◆ Written request: Would you write out the listing verbatim and skip every picture in it?

________________________________________

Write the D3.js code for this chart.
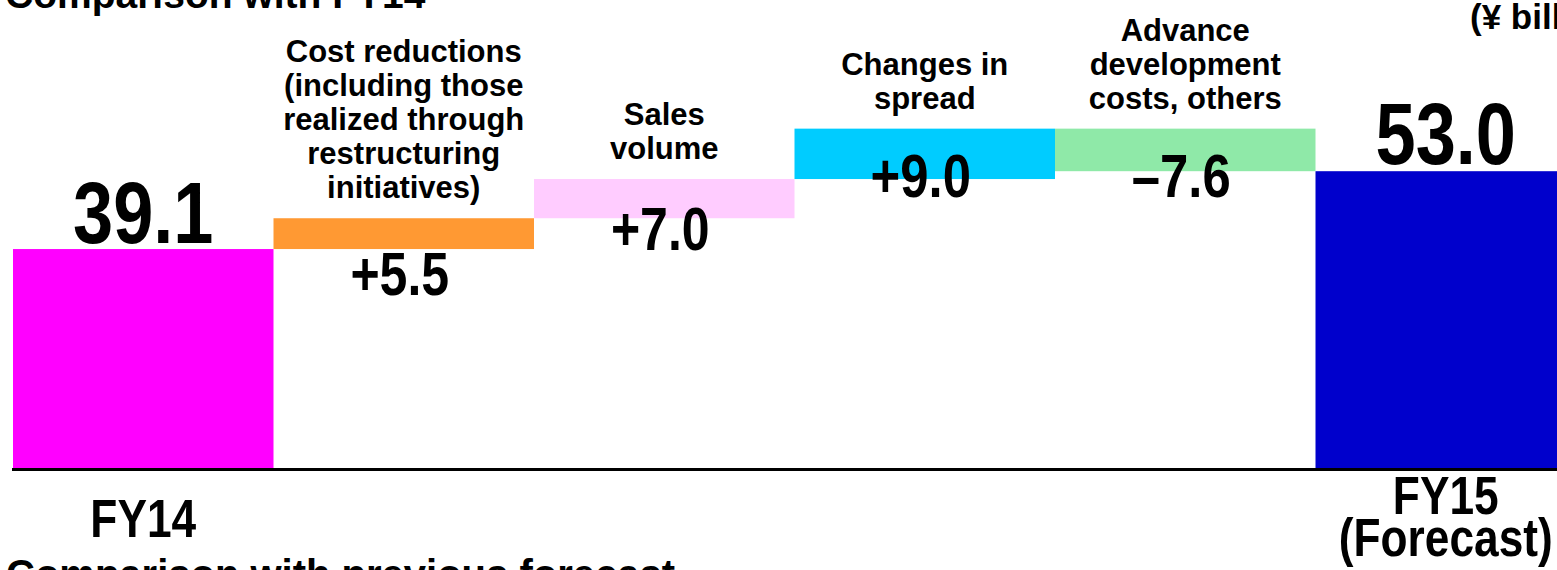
<!DOCTYPE html>
<html>
<head>
<meta charset="utf-8">
<script src="https://cdn.jsdelivr.net/npm/d3@7"></script>
<style>
  body { margin: 0; background: #ffffff; overflow: hidden; }
  svg { display: block; }
</style>
</head>
<body>
<div id="waterfall"></div>
<script>
// ------------------------------- //
// Data
// ------------------------------- //
var steps = ["FY14", "Cost reductions", "Sales volume", "Changes in spread", "Advance development", "FY15"]
var stepKind = ["total", "delta", "delta", "delta", "delta", "total"]
var stepValues = [39.1, 5.5, 7.0, 9.0, -7.6, 53.0]
var valueLabels = ["39.1", "+5.5", "+7.0", "+9.0", "\u20137.6", "53.0"]
var topLabels = [
    [],
    ["Cost reductions", "(including those", "realized through", "restructuring", "initiatives)"],
    ["Sales", "volume"],
    ["Changes in", "spread"],
    ["Advance", "development", "costs, others"],
    []
]
var bottomLabels = [["FY14"], [], [], [], [], ["FY15", "(Forecast)"]]
var stepColors = ["#ff00ff", "#ff9933", "#ffccff", "#00ccff", "#8fe9a8", "#0000cc"]

// Size of the page
var width = 1557,
    height = 570

var svg = d3.select("#waterfall")
    .append("svg")
    .attr("width", width)
    .attr("height", height)

// Is the narrow font there? if not we squeeze the normal one
var probe = svg.append("text").attr("font-weight", "bold").attr("font-size", "100px")
    .style("font-family", "'Liberation Sans Narrow'").text("FY14 39.1")
var wNarrow = probe.node().getComputedTextLength()
probe.style("font-family", "'Liberation Sans'")
var wWide = probe.node().getComputedTextLength()
probe.remove()
var hasNarrow = wNarrow / wWide < 0.9
var narrowFont = hasNarrow ? "'Liberation Sans Narrow', 'Arial Narrow', sans-serif" : "'Liberation Sans', Arial, sans-serif"
var squeeze = hasNarrow ? 1 : 0.82

// ----------------- //
// Scales
// ----------------- //
var x = d3.scaleBand()
    .domain(steps)
    .range([13, 1576])
    .padding(0)

var y = d3.scaleLinear()
    .domain([0, 70])
    .range([468, 76])

// running total -> start / end of each bar
var running = 0
var bars = steps.map(function(s, i) {
    var start, end
    if (stepKind[i] === "total") { start = 0; end = stepValues[i]; running = stepValues[i] }
    else { start = running; end = running + stepValues[i]; running = end }
    return { step: s, i: i, lo: Math.min(start, end), hi: Math.max(start, end) }
})

// ------------------------------- //
// Bars
// ------------------------------- //
svg.append("g")
    .selectAll("rect")
    .data(bars)
    .enter()
    .append("rect")
    .attr("x", function(d) { return x(d.step) })
    .attr("y", function(d) { return y(d.hi) })
    .attr("width", x.bandwidth())
    .attr("height", function(d) { return y(d.lo) - y(d.hi) })
    .attr("fill", function(d) { return stepColors[d.i] })

// base line
svg.append("line")
    .attr("x1", 12)
    .attr("x2", width)
    .attr("y1", y(0) + 1.5)
    .attr("y2", y(0) + 1.5)
    .attr("stroke", "#000")
    .attr("stroke-width", 3)

// ------------------------------- //
// Value labels
// ------------------------------- //
// nudge of each label from the top of its bar
var labelDy = [-6, 77, 71, 68, 68, -7]
var labelSize = [88, 61, 61, 62, 62, 88]

bars.forEach(function(d) {
    var cx = x(d.step) + x.bandwidth() / 2 - (stepKind[d.i] === "delta" ? 4 : 0)
    svg.append("text")
        .attr("transform", "translate(" + cx + "," + (y(d.hi) + labelDy[d.i]) + ") scale(" + squeeze + ",1)")
        .attr("text-anchor", "middle")
        .attr("font-weight", "bold")
        .attr("font-size", labelSize[d.i] + "px")
        .style("font-family", narrowFont)
        .attr("fill", "#000")
        .text(valueLabels[d.i])
})

// ------------------------------- //
// Category labels above the step bars
// ------------------------------- //
bars.forEach(function(d) {
    var lines = topLabels[d.i]
    if (!lines.length) { return }
    var cx = x(d.step) + x.bandwidth() / 2
    var last = y(d.hi) - 20
    lines.forEach(function(t, k) {
        svg.append("text")
            .attr("x", cx)
            .attr("y", last - (lines.length - 1 - k) * 34)
            .attr("text-anchor", "middle")
            .attr("font-weight", "bold")
            .attr("font-size", "31px")
            .style("font-family", "'Liberation Sans', Arial, sans-serif")
            .attr("fill", "#000")
            .text(t)
    })
})

// ------------------------------- //
// Category labels under the totals
// ------------------------------- //
var bottomY = [[537], [], [], [], [], [514, 556]]
bars.forEach(function(d) {
    var cx = x(d.step) + x.bandwidth() / 2
    bottomLabels[d.i].forEach(function(t, k) {
        svg.append("text")
            .attr("transform", "translate(" + cx + "," + bottomY[d.i][k] + ") scale(" + squeeze + ",1)")
            .attr("text-anchor", "middle")
            .attr("font-weight", "bold")
            .attr("font-size", "54px")
            .style("font-family", narrowFont)
            .attr("fill", "#000")
            .text(t)
    })
})

// ------------------------------- //
// Slide texts cut by the frame
// ------------------------------- //
svg.append("text")
    .attr("x", 5)
    .attr("y", 8)
    .attr("font-weight", "bold")
    .attr("font-size", "39px")
    .style("font-family", "'Liberation Sans', Arial, sans-serif")
    .text("Comparison with FY14")

svg.append("text")
    .attr("x", 6)
    .attr("y", 588)
    .attr("font-weight", "bold")
    .attr("font-size", "40px")
    .style("font-family", "'Liberation Sans', Arial, sans-serif")
    .text("Comparison with previous forecast")

svg.append("text")
    .attr("x", 1470)
    .attr("y", 29)
    .attr("font-weight", "bold")
    .attr("font-size", "35px")
    .style("font-family", "'Liberation Sans', Arial, sans-serif")
    .text("(\u00a5 billion)")
</script>
</body>
</html>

________________________________________

◆ Written reply:
Write the D3.js code for this chart.
<!DOCTYPE html>
<html>
<head>
<meta charset="utf-8">
<script src="https://cdn.jsdelivr.net/npm/d3@7"></script>
<style>
  body { margin: 0; background: #ffffff; overflow: hidden; }
  svg { display: block; }
</style>
</head>
<body>
<div id="waterfall"></div>
<script>
// ------------------------------- //
// Data
// ------------------------------- //
var steps = ["FY14", "Cost reductions", "Sales volume", "Changes in spread", "Advance development", "FY15"]
var stepKind = ["total", "delta", "delta", "delta", "delta", "total"]
var stepValues = [39.1, 5.5, 7.0, 9.0, -7.6, 53.0]
var valueLabels = ["39.1", "+5.5", "+7.0", "+9.0", "\u20137.6", "53.0"]
var topLabels = [
    [],
    ["Cost reductions", "(including those", "realized through", "restructuring", "initiatives)"],
    ["Sales", "volume"],
    ["Changes in", "spread"],
    ["Advance", "development", "costs, others"],
    []
]
var bottomLabels = [["FY14"], [], [], [], [], ["FY15", "(Forecast)"]]
var stepColors = ["#ff00ff", "#ff9933", "#ffccff", "#00ccff", "#8fe9a8", "#0000cc"]

// Size of the page
var width = 1557,
    height = 570

var svg = d3.select("#waterfall")
    .append("svg")
    .attr("width", width)
    .attr("height", height)

// Is the narrow font there? if not we squeeze the normal one
var probe = svg.append("text").attr("font-weight", "bold").attr("font-size", "100px")
    .style("font-family", "'Liberation Sans Narrow'").text("FY14 39.1")
var wNarrow = probe.node().getComputedTextLength()
probe.style("font-family", "'Liberation Sans'")
var wWide = probe.node().getComputedTextLength()
probe.remove()
var hasNarrow = wNarrow / wWide < 0.9
var narrowFont = hasNarrow ? "'Liberation Sans Narrow', 'Arial Narrow', sans-serif" : "'Liberation Sans', Arial, sans-serif"
var squeeze = hasNarrow ? 1 : 0.82

// ----------------- //
// Scales
// ----------------- //
var x = d3.scaleBand()
    .domain(steps)
    .range([13, 1576])
    .padding(0)

var y = d3.scaleLinear()
    .domain([0, 70])
    .range([468, 76])

// running total -> start / end of each bar
var running = 0
var bars = steps.map(function(s, i) {
    var start, end
    if (stepKind[i] === "total") { start = 0; end = stepValues[i]; running = stepValues[i] }
    else { start = running; end = running + stepValues[i]; running = end }
    return { step: s, i: i, lo: Math.min(start, end), hi: Math.max(start, end) }
})

// ------------------------------- //
// Bars
// ------------------------------- //
svg.append("g")
    .selectAll("rect")
    .data(bars)
    .enter()
    .append("rect")
    .attr("x", function(d) { return x(d.step) })
    .attr("y", function(d) { return y(d.hi) })
    .attr("width", x.bandwidth())
    .attr("height", function(d) { return y(d.lo) - y(d.hi) })
    .attr("fill", function(d) { return stepColors[d.i] })

// base line
svg.append("line")
    .attr("x1", 12)
    .attr("x2", width)
    .attr("y1", y(0) + 1.5)
    .attr("y2", y(0) + 1.5)
    .attr("stroke", "#000")
    .attr("stroke-width", 3)

// ------------------------------- //
// Value labels
// ------------------------------- //
// nudge of each label from the top of its bar
var labelDy = [-6, 77, 71, 68, 68, -7]
var labelSize = [88, 61, 61, 62, 62, 88]

bars.forEach(function(d) {
    var cx = x(d.step) + x.bandwidth() / 2 - (stepKind[d.i] === "delta" ? 4 : 0)
    svg.append("text")
        .attr("transform", "translate(" + cx + "," + (y(d.hi) + labelDy[d.i]) + ") scale(" + squeeze + ",1)")
        .attr("text-anchor", "middle")
        .attr("font-weight", "bold")
        .attr("font-size", labelSize[d.i] + "px")
        .style("font-family", narrowFont)
        .attr("fill", "#000")
        .text(valueLabels[d.i])
})

// ------------------------------- //
// Category labels above the step bars
// ------------------------------- //
bars.forEach(function(d) {
    var lines = topLabels[d.i]
    if (!lines.length) { return }
    var cx = x(d.step) + x.bandwidth() / 2
    var last = y(d.hi) - 20
    lines.forEach(function(t, k) {
        svg.append("text")
            .attr("x", cx)
            .attr("y", last - (lines.length - 1 - k) * 34)
            .attr("text-anchor", "middle")
            .attr("font-weight", "bold")
            .attr("font-size", "31px")
            .style("font-family", "'Liberation Sans', Arial, sans-serif")
            .attr("fill", "#000")
            .text(t)
    })
})

// ------------------------------- //
// Category labels under the totals
// ------------------------------- //
var bottomY = [[537], [], [], [], [], [514, 556]]
bars.forEach(function(d) {
    var cx = x(d.step) + x.bandwidth() / 2
    bottomLabels[d.i].forEach(function(t, k) {
        svg.append("text")
            .attr("transform", "translate(" + cx + "," + bottomY[d.i][k] + ") scale(" + squeeze + ",1)")
            .attr("text-anchor", "middle")
            .attr("font-weight", "bold")
            .attr("font-size", "54px")
            .style("font-family", narrowFont)
            .attr("fill", "#000")
            .text(t)
    })
})

// ------------------------------- //
// Slide texts cut by the frame
// ------------------------------- //
svg.append("text")
    .attr("x", 5)
    .attr("y", 8)
    .attr("font-weight", "bold")
    .attr("font-size", "39px")
    .style("font-family", "'Liberation Sans', Arial, sans-serif")
    .text("Comparison with FY14")

svg.append("text")
    .attr("x", 6)
    .attr("y", 588)
    .attr("font-weight", "bold")
    .attr("font-size", "40px")
    .style("font-family", "'Liberation Sans', Arial, sans-serif")
    .text("Comparison with previous forecast")

svg.append("text")
    .attr("x", 1470)
    .attr("y", 29)
    .attr("font-weight", "bold")
    .attr("font-size", "35px")
    .style("font-family", "'Liberation Sans', Arial, sans-serif")
    .text("(\u00a5 billion)")
</script>
</body>
</html>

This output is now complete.